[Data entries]
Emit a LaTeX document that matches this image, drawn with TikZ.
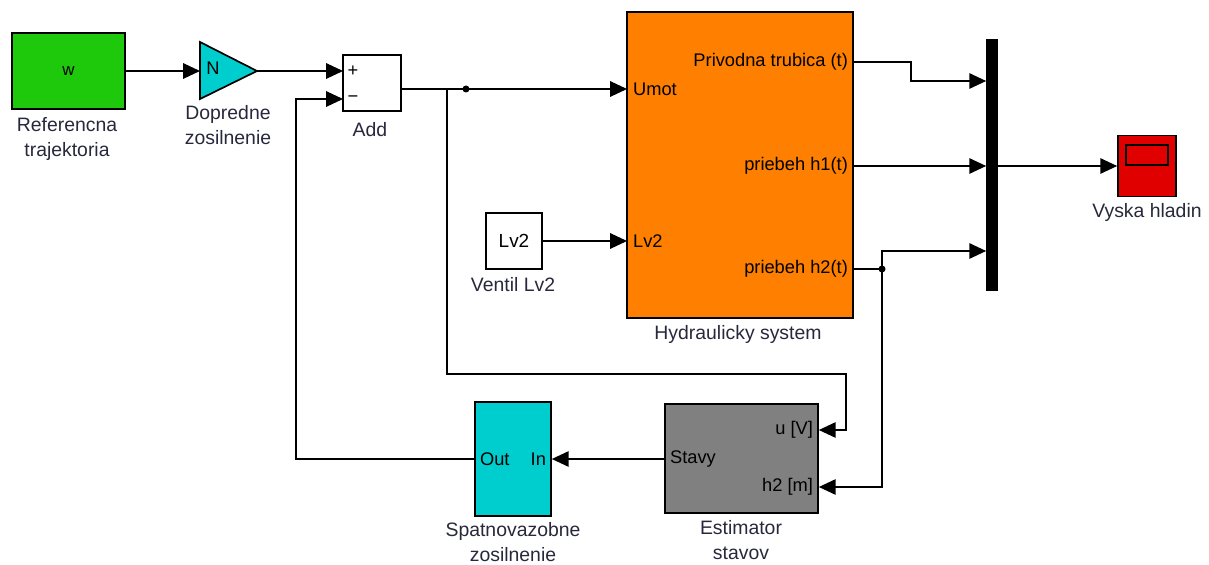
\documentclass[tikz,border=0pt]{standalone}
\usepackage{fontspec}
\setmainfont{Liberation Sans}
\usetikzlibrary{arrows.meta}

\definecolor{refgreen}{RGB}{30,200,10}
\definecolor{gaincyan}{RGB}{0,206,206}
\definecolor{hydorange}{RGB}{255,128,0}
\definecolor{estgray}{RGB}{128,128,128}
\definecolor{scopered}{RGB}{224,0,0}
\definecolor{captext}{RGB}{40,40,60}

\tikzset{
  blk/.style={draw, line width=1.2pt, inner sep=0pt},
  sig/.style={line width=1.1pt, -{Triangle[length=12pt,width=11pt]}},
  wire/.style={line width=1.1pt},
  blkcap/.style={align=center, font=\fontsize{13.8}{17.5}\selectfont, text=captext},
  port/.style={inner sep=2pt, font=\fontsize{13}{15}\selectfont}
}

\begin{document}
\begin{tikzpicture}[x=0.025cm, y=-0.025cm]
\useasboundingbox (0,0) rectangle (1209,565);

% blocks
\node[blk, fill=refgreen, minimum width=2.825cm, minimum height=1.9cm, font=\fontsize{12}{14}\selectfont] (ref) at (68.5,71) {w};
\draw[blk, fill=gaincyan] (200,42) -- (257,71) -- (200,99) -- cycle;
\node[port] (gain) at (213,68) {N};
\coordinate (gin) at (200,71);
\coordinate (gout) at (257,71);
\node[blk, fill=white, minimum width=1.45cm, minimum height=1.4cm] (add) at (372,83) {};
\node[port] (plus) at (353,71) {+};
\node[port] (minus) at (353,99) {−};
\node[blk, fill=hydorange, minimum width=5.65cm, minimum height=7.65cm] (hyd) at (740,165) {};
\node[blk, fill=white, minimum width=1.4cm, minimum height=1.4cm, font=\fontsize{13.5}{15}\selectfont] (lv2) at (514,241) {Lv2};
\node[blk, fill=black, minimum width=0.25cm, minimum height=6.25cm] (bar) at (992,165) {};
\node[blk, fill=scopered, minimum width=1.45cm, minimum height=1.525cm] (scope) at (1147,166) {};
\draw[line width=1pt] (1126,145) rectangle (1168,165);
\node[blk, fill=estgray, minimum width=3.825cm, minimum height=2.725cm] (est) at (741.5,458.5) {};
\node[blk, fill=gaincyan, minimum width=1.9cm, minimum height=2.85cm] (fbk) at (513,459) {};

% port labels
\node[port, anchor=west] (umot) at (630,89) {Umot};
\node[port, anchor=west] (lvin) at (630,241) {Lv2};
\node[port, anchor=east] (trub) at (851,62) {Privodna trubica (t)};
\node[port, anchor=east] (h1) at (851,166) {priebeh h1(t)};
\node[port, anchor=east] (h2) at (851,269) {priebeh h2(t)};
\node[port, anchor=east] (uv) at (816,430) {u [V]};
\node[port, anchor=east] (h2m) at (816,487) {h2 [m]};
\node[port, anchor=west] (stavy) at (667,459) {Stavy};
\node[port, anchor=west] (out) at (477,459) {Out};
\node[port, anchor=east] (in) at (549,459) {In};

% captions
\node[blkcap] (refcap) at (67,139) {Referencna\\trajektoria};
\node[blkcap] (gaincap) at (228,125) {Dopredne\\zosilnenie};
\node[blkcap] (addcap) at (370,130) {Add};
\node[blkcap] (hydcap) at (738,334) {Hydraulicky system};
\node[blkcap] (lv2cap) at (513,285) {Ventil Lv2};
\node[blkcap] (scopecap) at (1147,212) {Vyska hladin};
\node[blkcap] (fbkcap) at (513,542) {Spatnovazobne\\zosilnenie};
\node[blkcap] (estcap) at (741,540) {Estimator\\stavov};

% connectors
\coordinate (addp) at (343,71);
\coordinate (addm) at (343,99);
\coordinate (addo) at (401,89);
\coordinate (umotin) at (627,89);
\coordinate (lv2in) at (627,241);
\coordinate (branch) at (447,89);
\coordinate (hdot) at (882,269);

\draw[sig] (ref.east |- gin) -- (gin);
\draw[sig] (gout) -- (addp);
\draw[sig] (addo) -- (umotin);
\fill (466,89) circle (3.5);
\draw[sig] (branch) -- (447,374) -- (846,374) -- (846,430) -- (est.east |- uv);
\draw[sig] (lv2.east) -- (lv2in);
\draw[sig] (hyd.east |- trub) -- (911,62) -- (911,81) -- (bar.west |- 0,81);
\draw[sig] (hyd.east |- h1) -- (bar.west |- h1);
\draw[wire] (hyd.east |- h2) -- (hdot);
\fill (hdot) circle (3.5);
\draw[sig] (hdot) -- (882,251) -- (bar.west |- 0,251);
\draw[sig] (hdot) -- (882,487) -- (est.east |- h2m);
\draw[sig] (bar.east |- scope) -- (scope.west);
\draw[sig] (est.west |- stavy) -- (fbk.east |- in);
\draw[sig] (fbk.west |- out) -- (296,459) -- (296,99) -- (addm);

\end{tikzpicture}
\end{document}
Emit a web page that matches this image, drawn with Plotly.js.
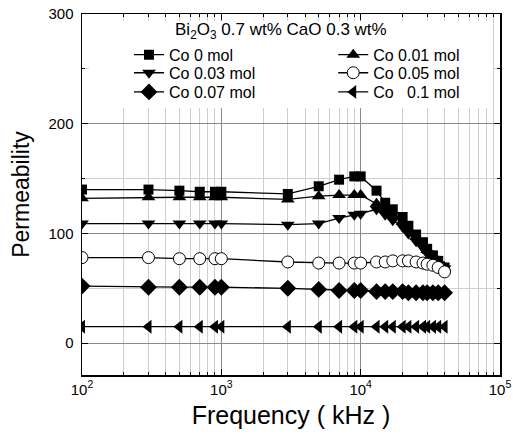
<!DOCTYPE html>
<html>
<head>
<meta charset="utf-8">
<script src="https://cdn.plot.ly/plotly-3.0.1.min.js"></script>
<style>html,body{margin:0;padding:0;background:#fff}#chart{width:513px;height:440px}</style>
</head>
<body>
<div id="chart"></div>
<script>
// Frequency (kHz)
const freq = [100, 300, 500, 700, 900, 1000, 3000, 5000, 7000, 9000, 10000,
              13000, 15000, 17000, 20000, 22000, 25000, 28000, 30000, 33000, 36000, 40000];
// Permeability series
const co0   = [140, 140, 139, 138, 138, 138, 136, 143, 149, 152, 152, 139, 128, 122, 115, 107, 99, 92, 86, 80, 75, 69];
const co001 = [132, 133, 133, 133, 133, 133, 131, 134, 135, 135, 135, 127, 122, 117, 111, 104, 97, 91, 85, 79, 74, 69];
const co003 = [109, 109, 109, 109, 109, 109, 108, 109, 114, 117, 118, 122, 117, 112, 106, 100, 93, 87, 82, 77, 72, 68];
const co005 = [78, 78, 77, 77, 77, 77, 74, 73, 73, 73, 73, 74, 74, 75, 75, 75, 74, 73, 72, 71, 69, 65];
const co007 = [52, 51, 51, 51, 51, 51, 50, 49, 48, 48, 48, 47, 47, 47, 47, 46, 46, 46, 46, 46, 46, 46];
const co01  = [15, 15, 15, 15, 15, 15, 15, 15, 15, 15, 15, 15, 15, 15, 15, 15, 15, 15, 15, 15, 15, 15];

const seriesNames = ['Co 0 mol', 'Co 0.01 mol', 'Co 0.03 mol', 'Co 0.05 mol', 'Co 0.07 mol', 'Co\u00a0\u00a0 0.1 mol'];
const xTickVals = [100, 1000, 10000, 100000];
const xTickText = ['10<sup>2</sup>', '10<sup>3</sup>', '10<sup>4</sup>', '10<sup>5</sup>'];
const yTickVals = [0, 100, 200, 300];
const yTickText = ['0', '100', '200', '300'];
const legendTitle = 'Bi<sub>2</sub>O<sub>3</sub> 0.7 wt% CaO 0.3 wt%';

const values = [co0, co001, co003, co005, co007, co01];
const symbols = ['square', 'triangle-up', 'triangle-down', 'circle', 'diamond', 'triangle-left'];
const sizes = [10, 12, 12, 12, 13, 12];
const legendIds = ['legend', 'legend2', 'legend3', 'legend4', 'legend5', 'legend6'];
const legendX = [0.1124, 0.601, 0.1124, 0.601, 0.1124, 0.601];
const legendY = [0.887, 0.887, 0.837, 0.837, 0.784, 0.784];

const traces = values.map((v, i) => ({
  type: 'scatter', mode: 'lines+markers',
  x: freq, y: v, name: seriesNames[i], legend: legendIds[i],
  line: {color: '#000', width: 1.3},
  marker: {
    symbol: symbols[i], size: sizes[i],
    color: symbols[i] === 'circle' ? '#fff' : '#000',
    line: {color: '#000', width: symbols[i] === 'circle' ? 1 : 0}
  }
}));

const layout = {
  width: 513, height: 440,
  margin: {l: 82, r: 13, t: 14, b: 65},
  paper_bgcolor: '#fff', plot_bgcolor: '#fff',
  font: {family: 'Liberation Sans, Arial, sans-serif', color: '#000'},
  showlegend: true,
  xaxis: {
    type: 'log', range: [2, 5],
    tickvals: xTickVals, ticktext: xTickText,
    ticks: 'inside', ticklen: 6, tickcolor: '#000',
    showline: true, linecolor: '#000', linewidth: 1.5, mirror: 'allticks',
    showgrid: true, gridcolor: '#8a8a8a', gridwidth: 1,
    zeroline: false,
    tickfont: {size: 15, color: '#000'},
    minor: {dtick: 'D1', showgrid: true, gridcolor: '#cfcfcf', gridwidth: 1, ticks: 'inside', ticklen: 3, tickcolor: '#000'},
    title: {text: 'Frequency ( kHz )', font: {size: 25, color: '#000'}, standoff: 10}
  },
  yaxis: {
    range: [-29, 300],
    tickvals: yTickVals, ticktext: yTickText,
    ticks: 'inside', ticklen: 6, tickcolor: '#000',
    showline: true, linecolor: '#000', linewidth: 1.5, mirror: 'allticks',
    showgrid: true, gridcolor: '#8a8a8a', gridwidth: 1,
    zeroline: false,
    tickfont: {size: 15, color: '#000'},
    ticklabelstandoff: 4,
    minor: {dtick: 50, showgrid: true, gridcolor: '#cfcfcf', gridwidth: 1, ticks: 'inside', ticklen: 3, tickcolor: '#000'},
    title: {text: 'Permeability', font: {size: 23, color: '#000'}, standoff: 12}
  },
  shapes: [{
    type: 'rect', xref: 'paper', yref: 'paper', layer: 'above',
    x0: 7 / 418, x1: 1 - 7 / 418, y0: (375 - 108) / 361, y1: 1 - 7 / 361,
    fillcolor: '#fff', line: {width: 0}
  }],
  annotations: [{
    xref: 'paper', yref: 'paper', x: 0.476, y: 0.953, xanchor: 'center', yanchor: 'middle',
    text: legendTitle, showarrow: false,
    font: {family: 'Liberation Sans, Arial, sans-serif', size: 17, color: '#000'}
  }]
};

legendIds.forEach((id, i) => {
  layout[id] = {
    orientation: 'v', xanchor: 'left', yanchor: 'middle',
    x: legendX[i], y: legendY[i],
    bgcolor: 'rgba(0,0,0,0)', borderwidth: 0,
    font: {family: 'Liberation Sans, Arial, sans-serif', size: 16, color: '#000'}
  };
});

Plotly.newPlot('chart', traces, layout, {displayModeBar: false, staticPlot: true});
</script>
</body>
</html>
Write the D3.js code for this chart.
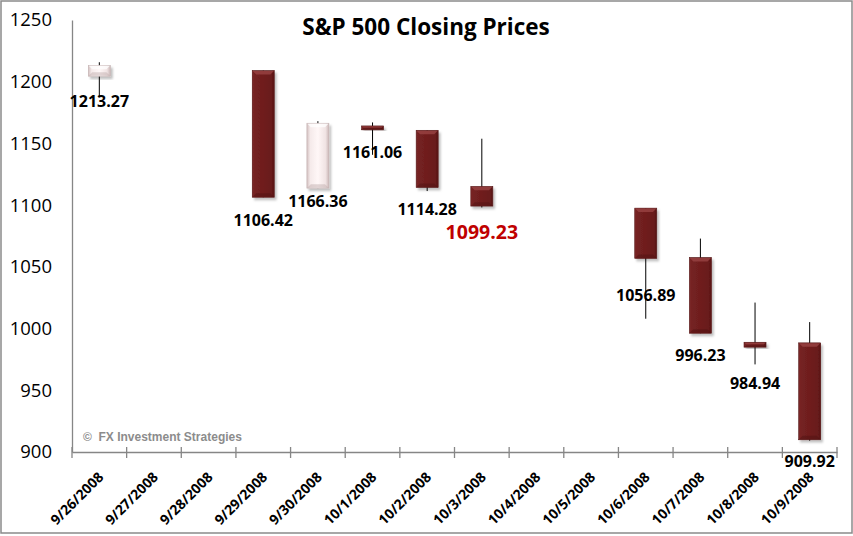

#### WHAT TO WORK ON
Retype the lines above exactly as they appear, from the line containing "Emit a web page" through the line containing "15, 15, 15];", and leave out any pictures.

#### WRITTEN SOLUTION
Emit a web page that matches this image, drawn with Plotly.js.
<!DOCTYPE html>
<html>
<head>
<meta charset="utf-8">
<script src="https://cdn.plot.ly/plotly-3.0.1.min.js"></script>
<style>html,body{margin:0;padding:0;background:#fff}#chart{width:513px;height:440px}</style>
</head>
<body>
<div id="chart"></div>
<script>
// Frequency (kHz)
const freq = [100, 300, 500, 700, 900, 1000, 3000, 5000, 7000, 9000, 10000,
              13000, 15000, 17000, 20000, 22000, 25000, 28000, 30000, 33000, 36000, 40000];
// Permeability series
const co0   = [140, 140, 139, 138, 138, 138, 136, 143, 149, 152, 152, 139, 128, 122, 115, 107, 99, 92, 86, 80, 75, 69];
const co001 = [132, 133, 133, 133, 133, 133, 131, 134, 135, 135, 135, 127, 122, 117, 111, 104, 97, 91, 85, 79, 74, 69];
const co003 = [109, 109, 109, 109, 109, 109, 108, 109, 114, 117, 118, 122, 117, 112, 106, 100, 93, 87, 82, 77, 72, 68];
const co005 = [78, 78, 77, 77, 77, 77, 74, 73, 73, 73, 73, 74, 74, 75, 75, 75, 74, 73, 72, 71, 69, 65];
const co007 = [52, 51, 51, 51, 51, 51, 50, 49, 48, 48, 48, 47, 47, 47, 47, 46, 46, 46, 46, 46, 46, 46];
const co01  = [15, 15, 15, 15, 15, 15, 15, 15, 15, 15, 15, 15, 15, 15, 15, 15, 15, 15, 15, 15, 15, 15];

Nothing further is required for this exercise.